- **What to do**: Copy out the listing in full, exactly as written, but not its pictures.
-- start Stored data --
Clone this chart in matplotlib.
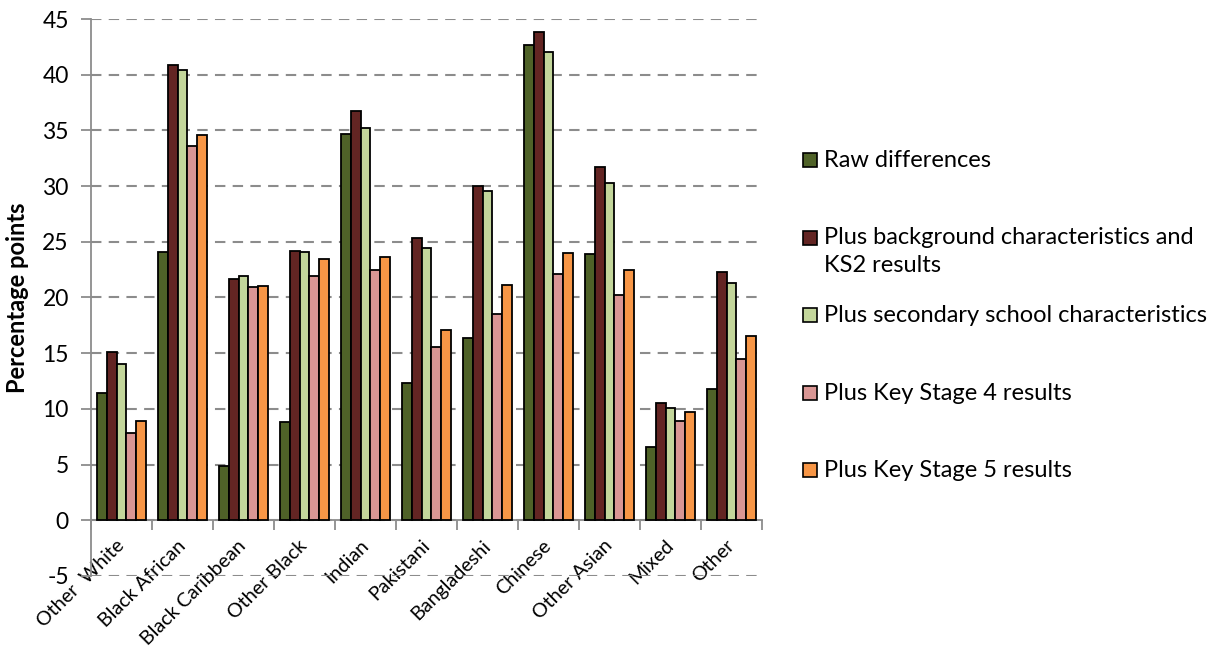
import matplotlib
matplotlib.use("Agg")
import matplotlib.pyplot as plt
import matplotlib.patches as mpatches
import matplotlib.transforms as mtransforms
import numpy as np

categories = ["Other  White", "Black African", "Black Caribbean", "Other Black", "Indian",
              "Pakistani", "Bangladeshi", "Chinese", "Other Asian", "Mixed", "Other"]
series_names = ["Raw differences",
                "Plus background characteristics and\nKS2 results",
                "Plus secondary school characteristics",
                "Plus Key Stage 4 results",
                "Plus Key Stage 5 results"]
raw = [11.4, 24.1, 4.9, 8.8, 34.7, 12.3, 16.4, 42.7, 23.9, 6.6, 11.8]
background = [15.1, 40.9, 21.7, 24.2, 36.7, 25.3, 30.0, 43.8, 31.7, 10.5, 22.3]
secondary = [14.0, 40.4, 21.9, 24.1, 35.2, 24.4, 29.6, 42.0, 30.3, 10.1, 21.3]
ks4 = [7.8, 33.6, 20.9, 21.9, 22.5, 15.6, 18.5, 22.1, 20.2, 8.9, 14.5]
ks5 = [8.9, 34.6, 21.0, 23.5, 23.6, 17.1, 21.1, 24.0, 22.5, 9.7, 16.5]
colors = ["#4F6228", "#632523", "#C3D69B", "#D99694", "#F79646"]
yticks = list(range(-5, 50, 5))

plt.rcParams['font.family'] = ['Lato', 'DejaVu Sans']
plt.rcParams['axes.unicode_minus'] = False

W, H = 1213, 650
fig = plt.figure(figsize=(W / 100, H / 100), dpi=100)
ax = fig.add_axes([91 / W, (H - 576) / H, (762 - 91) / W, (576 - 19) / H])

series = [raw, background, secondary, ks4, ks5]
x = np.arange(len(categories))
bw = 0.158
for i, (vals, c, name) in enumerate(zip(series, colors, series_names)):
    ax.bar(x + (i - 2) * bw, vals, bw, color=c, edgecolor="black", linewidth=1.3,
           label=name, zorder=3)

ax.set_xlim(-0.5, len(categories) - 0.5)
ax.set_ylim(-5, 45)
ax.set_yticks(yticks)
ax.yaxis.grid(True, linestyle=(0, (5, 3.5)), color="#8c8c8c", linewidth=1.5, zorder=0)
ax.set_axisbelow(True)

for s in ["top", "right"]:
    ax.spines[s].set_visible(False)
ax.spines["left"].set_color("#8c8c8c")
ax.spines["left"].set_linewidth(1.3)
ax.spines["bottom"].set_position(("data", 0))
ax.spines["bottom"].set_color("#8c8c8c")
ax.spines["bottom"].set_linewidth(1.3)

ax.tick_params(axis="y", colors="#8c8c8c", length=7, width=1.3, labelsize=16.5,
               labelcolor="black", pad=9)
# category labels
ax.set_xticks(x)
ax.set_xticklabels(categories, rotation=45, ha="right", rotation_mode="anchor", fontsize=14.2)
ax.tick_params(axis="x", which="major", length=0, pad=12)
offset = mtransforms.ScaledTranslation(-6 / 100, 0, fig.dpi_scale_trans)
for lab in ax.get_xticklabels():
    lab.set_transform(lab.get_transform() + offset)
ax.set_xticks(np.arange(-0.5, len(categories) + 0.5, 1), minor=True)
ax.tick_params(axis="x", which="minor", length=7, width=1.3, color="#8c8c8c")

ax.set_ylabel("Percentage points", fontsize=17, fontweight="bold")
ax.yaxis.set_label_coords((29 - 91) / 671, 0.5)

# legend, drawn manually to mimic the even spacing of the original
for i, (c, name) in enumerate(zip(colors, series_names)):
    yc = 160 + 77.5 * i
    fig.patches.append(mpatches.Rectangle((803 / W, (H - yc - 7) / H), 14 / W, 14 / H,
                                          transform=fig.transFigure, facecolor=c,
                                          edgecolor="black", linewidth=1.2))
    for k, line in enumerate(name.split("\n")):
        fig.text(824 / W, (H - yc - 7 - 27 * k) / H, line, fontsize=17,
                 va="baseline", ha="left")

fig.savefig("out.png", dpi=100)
-- end Stored data --
- **Solution to this exercise**:
Clone this chart in matplotlib.
import matplotlib
matplotlib.use("Agg")
import matplotlib.pyplot as plt
import matplotlib.patches as mpatches
import matplotlib.transforms as mtransforms
import numpy as np

categories = ["Other  White", "Black African", "Black Caribbean", "Other Black", "Indian",
              "Pakistani", "Bangladeshi", "Chinese", "Other Asian", "Mixed", "Other"]
series_names = ["Raw differences",
                "Plus background characteristics and\nKS2 results",
                "Plus secondary school characteristics",
                "Plus Key Stage 4 results",
                "Plus Key Stage 5 results"]
raw = [11.4, 24.1, 4.9, 8.8, 34.7, 12.3, 16.4, 42.7, 23.9, 6.6, 11.8]
background = [15.1, 40.9, 21.7, 24.2, 36.7, 25.3, 30.0, 43.8, 31.7, 10.5, 22.3]
secondary = [14.0, 40.4, 21.9, 24.1, 35.2, 24.4, 29.6, 42.0, 30.3, 10.1, 21.3]
ks4 = [7.8, 33.6, 20.9, 21.9, 22.5, 15.6, 18.5, 22.1, 20.2, 8.9, 14.5]
ks5 = [8.9, 34.6, 21.0, 23.5, 23.6, 17.1, 21.1, 24.0, 22.5, 9.7, 16.5]
colors = ["#4F6228", "#632523", "#C3D69B", "#D99694", "#F79646"]
yticks = list(range(-5, 50, 5))

plt.rcParams['font.family'] = ['Lato', 'DejaVu Sans']
plt.rcParams['axes.unicode_minus'] = False

W, H = 1213, 650
fig = plt.figure(figsize=(W / 100, H / 100), dpi=100)
ax = fig.add_axes([91 / W, (H - 576) / H, (762 - 91) / W, (576 - 19) / H])

series = [raw, background, secondary, ks4, ks5]
x = np.arange(len(categories))
bw = 0.158
for i, (vals, c, name) in enumerate(zip(series, colors, series_names)):
    ax.bar(x + (i - 2) * bw, vals, bw, color=c, edgecolor="black", linewidth=1.3,
           label=name, zorder=3)

ax.set_xlim(-0.5, len(categories) - 0.5)
ax.set_ylim(-5, 45)
ax.set_yticks(yticks)
ax.yaxis.grid(True, linestyle=(0, (5, 3.5)), color="#8c8c8c", linewidth=1.5, zorder=0)
ax.set_axisbelow(True)

for s in ["top", "right"]:
    ax.spines[s].set_visible(False)
ax.spines["left"].set_color("#8c8c8c")
ax.spines["left"].set_linewidth(1.3)
ax.spines["bottom"].set_position(("data", 0))
ax.spines["bottom"].set_color("#8c8c8c")
ax.spines["bottom"].set_linewidth(1.3)

ax.tick_params(axis="y", colors="#8c8c8c", length=7, width=1.3, labelsize=16.5,
               labelcolor="black", pad=9)
# category labels
ax.set_xticks(x)
ax.set_xticklabels(categories, rotation=45, ha="right", rotation_mode="anchor", fontsize=14.2)
ax.tick_params(axis="x", which="major", length=0, pad=12)
offset = mtransforms.ScaledTranslation(-6 / 100, 0, fig.dpi_scale_trans)
for lab in ax.get_xticklabels():
    lab.set_transform(lab.get_transform() + offset)
ax.set_xticks(np.arange(-0.5, len(categories) + 0.5, 1), minor=True)
ax.tick_params(axis="x", which="minor", length=7, width=1.3, color="#8c8c8c")

ax.set_ylabel("Percentage points", fontsize=17, fontweight="bold")
ax.yaxis.set_label_coords((29 - 91) / 671, 0.5)

# legend, drawn manually to mimic the even spacing of the original
for i, (c, name) in enumerate(zip(colors, series_names)):
    yc = 160 + 77.5 * i
    fig.patches.append(mpatches.Rectangle((803 / W, (H - yc - 7) / H), 14 / W, 14 / H,
                                          transform=fig.transFigure, facecolor=c,
                                          edgecolor="black", linewidth=1.2))
    for k, line in enumerate(name.split("\n")):
        fig.text(824 / W, (H - yc - 7 - 27 * k) / H, line, fontsize=17,
                 va="baseline", ha="left")

fig.savefig("out.png", dpi=100)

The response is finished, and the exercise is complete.